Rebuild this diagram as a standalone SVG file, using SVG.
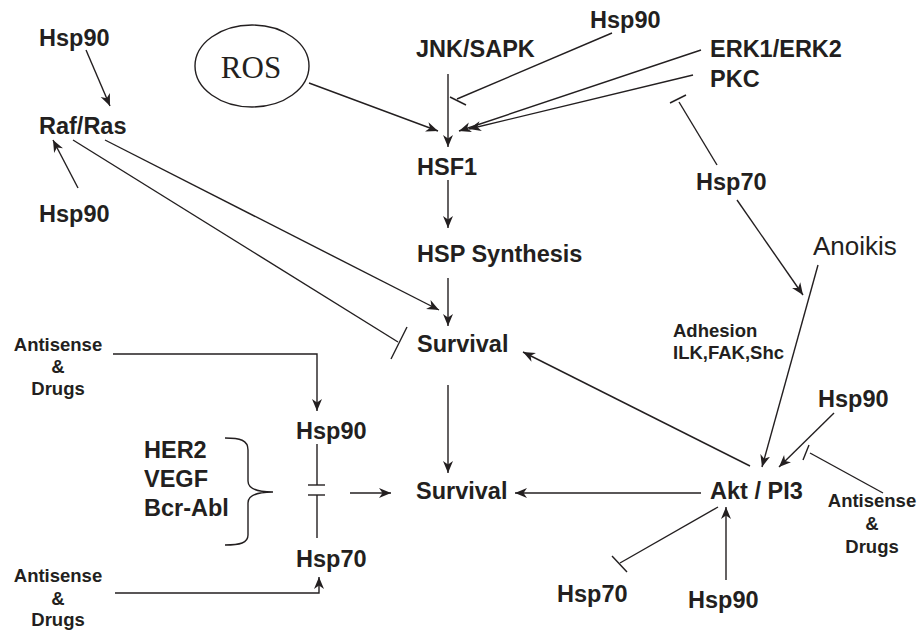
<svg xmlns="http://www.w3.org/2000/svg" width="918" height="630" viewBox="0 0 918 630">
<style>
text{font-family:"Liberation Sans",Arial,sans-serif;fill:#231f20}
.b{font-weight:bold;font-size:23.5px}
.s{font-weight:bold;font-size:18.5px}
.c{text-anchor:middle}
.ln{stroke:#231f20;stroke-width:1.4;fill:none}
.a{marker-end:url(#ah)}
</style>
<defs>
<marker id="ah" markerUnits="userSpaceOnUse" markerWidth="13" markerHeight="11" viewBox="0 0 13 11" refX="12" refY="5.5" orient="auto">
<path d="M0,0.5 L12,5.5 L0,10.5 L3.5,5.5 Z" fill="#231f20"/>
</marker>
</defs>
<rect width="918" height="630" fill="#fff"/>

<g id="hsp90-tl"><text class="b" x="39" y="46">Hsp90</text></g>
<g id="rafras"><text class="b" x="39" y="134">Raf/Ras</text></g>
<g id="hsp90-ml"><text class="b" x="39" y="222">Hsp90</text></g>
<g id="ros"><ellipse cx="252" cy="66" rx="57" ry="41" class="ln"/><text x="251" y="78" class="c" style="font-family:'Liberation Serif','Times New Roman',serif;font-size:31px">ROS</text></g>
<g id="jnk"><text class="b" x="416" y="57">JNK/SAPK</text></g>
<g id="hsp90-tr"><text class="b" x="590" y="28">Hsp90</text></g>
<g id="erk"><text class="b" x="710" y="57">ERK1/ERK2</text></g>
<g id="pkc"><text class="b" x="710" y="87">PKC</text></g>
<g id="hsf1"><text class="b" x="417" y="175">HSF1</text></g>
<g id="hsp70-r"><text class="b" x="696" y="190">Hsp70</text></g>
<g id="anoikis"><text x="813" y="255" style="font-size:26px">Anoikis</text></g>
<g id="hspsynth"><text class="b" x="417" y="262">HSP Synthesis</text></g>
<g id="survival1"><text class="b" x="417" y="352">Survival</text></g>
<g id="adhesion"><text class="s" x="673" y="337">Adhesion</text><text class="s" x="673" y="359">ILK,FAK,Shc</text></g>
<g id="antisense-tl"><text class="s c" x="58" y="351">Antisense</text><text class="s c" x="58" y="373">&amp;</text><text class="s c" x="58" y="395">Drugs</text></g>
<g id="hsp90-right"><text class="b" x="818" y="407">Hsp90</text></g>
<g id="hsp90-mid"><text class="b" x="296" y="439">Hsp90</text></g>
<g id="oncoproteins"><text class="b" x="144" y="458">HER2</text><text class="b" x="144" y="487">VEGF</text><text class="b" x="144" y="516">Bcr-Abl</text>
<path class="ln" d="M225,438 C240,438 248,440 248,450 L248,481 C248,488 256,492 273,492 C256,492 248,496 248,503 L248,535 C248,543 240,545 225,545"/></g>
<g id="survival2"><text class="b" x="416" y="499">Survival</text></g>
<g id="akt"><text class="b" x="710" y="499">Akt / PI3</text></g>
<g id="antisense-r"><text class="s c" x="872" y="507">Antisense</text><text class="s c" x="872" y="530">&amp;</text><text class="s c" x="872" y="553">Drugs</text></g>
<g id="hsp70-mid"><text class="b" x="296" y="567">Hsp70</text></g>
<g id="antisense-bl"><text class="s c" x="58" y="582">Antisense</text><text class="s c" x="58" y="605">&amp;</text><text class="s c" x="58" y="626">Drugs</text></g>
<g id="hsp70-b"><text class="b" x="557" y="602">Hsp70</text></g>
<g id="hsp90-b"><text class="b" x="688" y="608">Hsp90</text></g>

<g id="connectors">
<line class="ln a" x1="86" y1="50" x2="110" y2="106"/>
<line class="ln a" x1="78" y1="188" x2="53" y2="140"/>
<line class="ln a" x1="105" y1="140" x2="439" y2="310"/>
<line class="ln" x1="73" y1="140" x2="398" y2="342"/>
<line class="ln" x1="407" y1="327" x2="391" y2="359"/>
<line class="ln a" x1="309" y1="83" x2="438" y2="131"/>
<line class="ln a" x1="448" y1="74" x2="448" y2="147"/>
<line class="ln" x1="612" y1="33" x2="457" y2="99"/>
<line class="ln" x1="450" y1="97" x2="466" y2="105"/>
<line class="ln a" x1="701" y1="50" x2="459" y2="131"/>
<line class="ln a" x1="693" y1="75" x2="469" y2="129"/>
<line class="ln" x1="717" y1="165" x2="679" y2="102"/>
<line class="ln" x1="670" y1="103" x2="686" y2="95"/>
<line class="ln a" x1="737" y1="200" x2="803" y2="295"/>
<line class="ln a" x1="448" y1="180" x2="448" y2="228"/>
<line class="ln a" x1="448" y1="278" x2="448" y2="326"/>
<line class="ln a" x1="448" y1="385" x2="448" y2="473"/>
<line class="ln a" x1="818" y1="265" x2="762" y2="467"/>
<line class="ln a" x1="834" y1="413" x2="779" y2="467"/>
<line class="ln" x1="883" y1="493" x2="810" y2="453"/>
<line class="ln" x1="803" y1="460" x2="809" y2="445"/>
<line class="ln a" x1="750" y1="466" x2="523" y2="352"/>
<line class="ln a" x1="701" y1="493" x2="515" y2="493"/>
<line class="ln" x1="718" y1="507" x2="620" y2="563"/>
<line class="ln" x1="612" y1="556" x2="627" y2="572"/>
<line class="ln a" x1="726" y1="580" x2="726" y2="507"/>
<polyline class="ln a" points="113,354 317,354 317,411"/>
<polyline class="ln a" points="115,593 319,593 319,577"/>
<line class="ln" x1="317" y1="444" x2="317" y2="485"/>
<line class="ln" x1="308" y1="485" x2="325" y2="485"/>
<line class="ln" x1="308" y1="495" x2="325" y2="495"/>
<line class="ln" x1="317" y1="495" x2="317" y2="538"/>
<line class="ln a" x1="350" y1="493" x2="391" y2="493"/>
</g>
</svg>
▬▬▬▬▬▬▬▬▬▬
■ **Stated task**: Each line of the data is to be duplicated exactly; pictures stay out of the copy.

■ **Task answer**:
Rebuild this diagram as a standalone SVG file, using SVG.
<svg xmlns="http://www.w3.org/2000/svg" width="918" height="630" viewBox="0 0 918 630">
<style>
text{font-family:"Liberation Sans",Arial,sans-serif;fill:#231f20}
.b{font-weight:bold;font-size:23.5px}
.s{font-weight:bold;font-size:18.5px}
.c{text-anchor:middle}
.ln{stroke:#231f20;stroke-width:1.4;fill:none}
.a{marker-end:url(#ah)}
</style>
<defs>
<marker id="ah" markerUnits="userSpaceOnUse" markerWidth="13" markerHeight="11" viewBox="0 0 13 11" refX="12" refY="5.5" orient="auto">
<path d="M0,0.5 L12,5.5 L0,10.5 L3.5,5.5 Z" fill="#231f20"/>
</marker>
</defs>
<rect width="918" height="630" fill="#fff"/>

<g id="hsp90-tl"><text class="b" x="39" y="46">Hsp90</text></g>
<g id="rafras"><text class="b" x="39" y="134">Raf/Ras</text></g>
<g id="hsp90-ml"><text class="b" x="39" y="222">Hsp90</text></g>
<g id="ros"><ellipse cx="252" cy="66" rx="57" ry="41" class="ln"/><text x="251" y="78" class="c" style="font-family:'Liberation Serif','Times New Roman',serif;font-size:31px">ROS</text></g>
<g id="jnk"><text class="b" x="416" y="57">JNK/SAPK</text></g>
<g id="hsp90-tr"><text class="b" x="590" y="28">Hsp90</text></g>
<g id="erk"><text class="b" x="710" y="57">ERK1/ERK2</text></g>
<g id="pkc"><text class="b" x="710" y="87">PKC</text></g>
<g id="hsf1"><text class="b" x="417" y="175">HSF1</text></g>
<g id="hsp70-r"><text class="b" x="696" y="190">Hsp70</text></g>
<g id="anoikis"><text x="813" y="255" style="font-size:26px">Anoikis</text></g>
<g id="hspsynth"><text class="b" x="417" y="262">HSP Synthesis</text></g>
<g id="survival1"><text class="b" x="417" y="352">Survival</text></g>
<g id="adhesion"><text class="s" x="673" y="337">Adhesion</text><text class="s" x="673" y="359">ILK,FAK,Shc</text></g>
<g id="antisense-tl"><text class="s c" x="58" y="351">Antisense</text><text class="s c" x="58" y="373">&amp;</text><text class="s c" x="58" y="395">Drugs</text></g>
<g id="hsp90-right"><text class="b" x="818" y="407">Hsp90</text></g>
<g id="hsp90-mid"><text class="b" x="296" y="439">Hsp90</text></g>
<g id="oncoproteins"><text class="b" x="144" y="458">HER2</text><text class="b" x="144" y="487">VEGF</text><text class="b" x="144" y="516">Bcr-Abl</text>
<path class="ln" d="M225,438 C240,438 248,440 248,450 L248,481 C248,488 256,492 273,492 C256,492 248,496 248,503 L248,535 C248,543 240,545 225,545"/></g>
<g id="survival2"><text class="b" x="416" y="499">Survival</text></g>
<g id="akt"><text class="b" x="710" y="499">Akt / PI3</text></g>
<g id="antisense-r"><text class="s c" x="872" y="507">Antisense</text><text class="s c" x="872" y="530">&amp;</text><text class="s c" x="872" y="553">Drugs</text></g>
<g id="hsp70-mid"><text class="b" x="296" y="567">Hsp70</text></g>
<g id="antisense-bl"><text class="s c" x="58" y="582">Antisense</text><text class="s c" x="58" y="605">&amp;</text><text class="s c" x="58" y="626">Drugs</text></g>
<g id="hsp70-b"><text class="b" x="557" y="602">Hsp70</text></g>
<g id="hsp90-b"><text class="b" x="688" y="608">Hsp90</text></g>

<g id="connectors">
<line class="ln a" x1="86" y1="50" x2="110" y2="106"/>
<line class="ln a" x1="78" y1="188" x2="53" y2="140"/>
<line class="ln a" x1="105" y1="140" x2="439" y2="310"/>
<line class="ln" x1="73" y1="140" x2="398" y2="342"/>
<line class="ln" x1="407" y1="327" x2="391" y2="359"/>
<line class="ln a" x1="309" y1="83" x2="438" y2="131"/>
<line class="ln a" x1="448" y1="74" x2="448" y2="147"/>
<line class="ln" x1="612" y1="33" x2="457" y2="99"/>
<line class="ln" x1="450" y1="97" x2="466" y2="105"/>
<line class="ln a" x1="701" y1="50" x2="459" y2="131"/>
<line class="ln a" x1="693" y1="75" x2="469" y2="129"/>
<line class="ln" x1="717" y1="165" x2="679" y2="102"/>
<line class="ln" x1="670" y1="103" x2="686" y2="95"/>
<line class="ln a" x1="737" y1="200" x2="803" y2="295"/>
<line class="ln a" x1="448" y1="180" x2="448" y2="228"/>
<line class="ln a" x1="448" y1="278" x2="448" y2="326"/>
<line class="ln a" x1="448" y1="385" x2="448" y2="473"/>
<line class="ln a" x1="818" y1="265" x2="762" y2="467"/>
<line class="ln a" x1="834" y1="413" x2="779" y2="467"/>
<line class="ln" x1="883" y1="493" x2="810" y2="453"/>
<line class="ln" x1="803" y1="460" x2="809" y2="445"/>
<line class="ln a" x1="750" y1="466" x2="523" y2="352"/>
<line class="ln a" x1="701" y1="493" x2="515" y2="493"/>
<line class="ln" x1="718" y1="507" x2="620" y2="563"/>
<line class="ln" x1="612" y1="556" x2="627" y2="572"/>
<line class="ln a" x1="726" y1="580" x2="726" y2="507"/>
<polyline class="ln a" points="113,354 317,354 317,411"/>
<polyline class="ln a" points="115,593 319,593 319,577"/>
<line class="ln" x1="317" y1="444" x2="317" y2="485"/>
<line class="ln" x1="308" y1="485" x2="325" y2="485"/>
<line class="ln" x1="308" y1="495" x2="325" y2="495"/>
<line class="ln" x1="317" y1="495" x2="317" y2="538"/>
<line class="ln a" x1="350" y1="493" x2="391" y2="493"/>
</g>
</svg>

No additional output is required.